Research data as artificial object

These past few months have been so busy that I've not been in a position to write/submit anything mildly academic and it's been bugging me that whilst I do have some ideas, I just have no time. So I'm turning to this neglected blog to dull the guilt. Here goes....

Last year I put together a paper (rejected) for an information systems conference. I'm of the mind that, whilst the IS discipline focusses on business and government, there is an increasingly complex set of developments occurring around research, specifically research data. The past few years has seen a lot of development and expectations around research publishing models; data management, sharing and reuse; collaboration etc. The IS field has models for evaluating this kind of work and a body of knowledge that (potentially) can inform those of us constructing research systems and research administration systems. Furthermore, the work being undertaken on research systems can contribute to the IS discipline.

In building research data systems, it is useful to understand the central concept being studied. One question I keep finding myself coming back to is: "what is research data?". Should we cover just the raw data or include the methods of collection, instrument details, decision making notes, data cleaning procedure... and on and on. Most likely there's not so much an answer to "what is research data" but a need to define who's looking at the data.

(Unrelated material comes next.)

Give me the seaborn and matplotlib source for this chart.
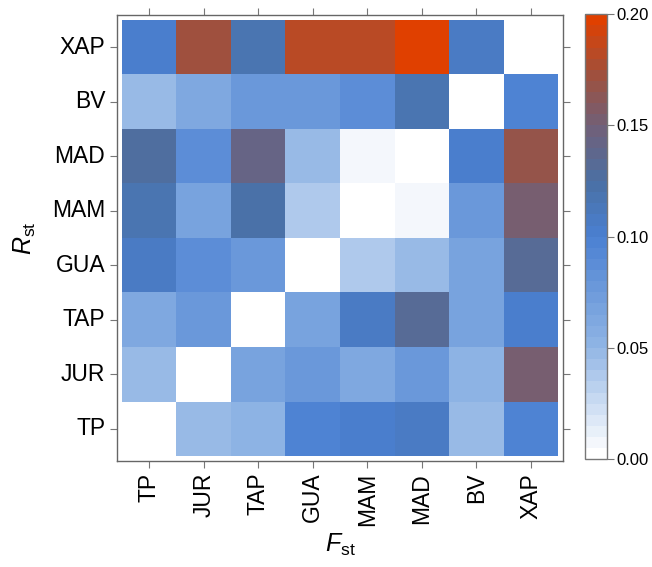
import seaborn as sns
import matplotlib.pyplot as plt
import numpy as np
import pandas as pd
from matplotlib.colors import LinearSegmentedColormap

# populations, same order on both axes
cols = ["TP", "JUR", "TAP", "GUA", "MAM", "MAD", "BV", "XAP"]
rows = ["XAP", "BV", "MAD", "MAM", "GUA", "TAP", "JUR", "TP"]

# values, one list per row (top to bottom)
xap = [0.105, 0.170, 0.115, 0.180, 0.180, 0.200, 0.110, 0.000]
bv = [0.045, 0.060, 0.080, 0.077, 0.088, 0.115, 0.000, 0.095]
mad = [0.125, 0.088, 0.145, 0.045, 0.008, 0.000, 0.100, 0.168]
mam = [0.115, 0.068, 0.120, 0.035, 0.000, 0.008, 0.077, 0.155]
gua = [0.108, 0.088, 0.078, 0.000, 0.035, 0.045, 0.068, 0.130]
tap = [0.060, 0.078, 0.000, 0.068, 0.108, 0.130, 0.068, 0.100]
jur = [0.045, 0.000, 0.068, 0.077, 0.062, 0.077, 0.050, 0.155]
tp = [0.000, 0.045, 0.050, 0.098, 0.100, 0.108, 0.045, 0.098]

cbar_ticks = [0.00, 0.05, 0.10, 0.15, 0.20]

df = pd.DataFrame([xap, bv, mad, mam, gua, tap, jur, tp], index=rows, columns=cols)

# white -> blue -> grey/brown -> orange, in 40 steps
cmap = LinearSegmentedColormap.from_list(
    "rst",
    [(0.0, "#ffffff"), (0.25, "#8fb4e4"), (0.5, "#4a80d2"),
     (0.625, "#4a70a4"), (0.75, "#70607a"), (0.875, "#a0503c"),
     (1.0, "#e04000")],
    N=40,
)

plt.rcParams["font.family"] = ["Liberation Sans", "DejaVu Sans"]
plt.rcParams["mathtext.fontset"] = "custom"
plt.rcParams["mathtext.rm"] = "Liberation Sans"
plt.rcParams["mathtext.it"] = "Liberation Sans:italic"

fig = plt.figure(figsize=(6.52, 5.67), dpi=100)
ax = fig.add_axes([0.1795, 0.187, 0.684, 0.7866])
cax = fig.add_axes([0.897, 0.19, 0.0337, 0.785])

sns.heatmap(df, ax=ax, cmap=cmap, vmin=0, vmax=0.2, cbar_ax=cax,
            cbar_kws={"ticks": cbar_ticks, "format": "%.2f"})

ax.set_xlim(-0.09, 8.09)
ax.set_ylim(8.09, -0.09)
for s in ax.spines.values():
    s.set_visible(True)
    s.set_color("#666666")
    s.set_linewidth(1.0)
ax.tick_params(axis="both", which="both", direction="out", length=5,
               color="#777777", labelsize=16.5, top=True, right=True,
               labeltop=False, labelright=False)
ax.set_xticklabels(cols, rotation=90)
ax.set_yticklabels(rows, rotation=0)
ax.set_xlabel(r"$F_{\rm st}$", fontsize=18, labelpad=4)
ax.set_ylabel(r"$R_{\rm st}$", fontsize=18, labelpad=10)

cax.tick_params(labelsize=12, length=5, pad=2, color="#777777")
cb = ax.collections[0].colorbar
cb.outline.set_edgecolor("#777777")
cb.outline.set_linewidth(1.0)

fig.savefig("out.png", dpi=100)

Acknowledging an inability to generate a single definition of “research data” does not prevent research data from being studied as an object, regardless of its constituent parts. In considering research data in such a manner, Simon (1996) provides a useful starting point with his “sciences of the artificial”. Research data is an artificial (man-made) construct that describes or reports on natural or artificial occurrences. To support this assertion we can consider Simon’s four indicia for delineating the concept of artificial (as opposed to natural):
  1. Artificial things are synthesised (though not always or usually with full forethought) by human beings.
  2. Artificial things may imitate appearances in natural things while lacking, in one or many respects, the reality of the latter.
  3. Artificial things can be characterised in terms of functions, goals, adaptation.
  4. Artificial things are often discussed, particularly when they are being designed, in terms of imperatives as well as descriptives.
(Simon 1996 p. 6)

Applying these indicia to the notion of research data reveals its status as artificial:
  1. research data is created by humans and does not exist in the natural world;
  2. whilst the data may record a sample of the natural or artificial world, the data is a partial simulacrum of the subject being studied; and
  3. the creation and use of data serves a purpose determined by human objectives.
Regarding the fourth indicia, the process of creating research data is an effort in determining how the subject may best be studied and which attributes should be collected. In terms of the descriptive discussion, research data is often described through metadata created as a specific descriptor or through publications referring to the data.

Simon, H. A. 1996. The Sciences of the Artificial (3rd ed.), MIT Press, Cambridge, Mass.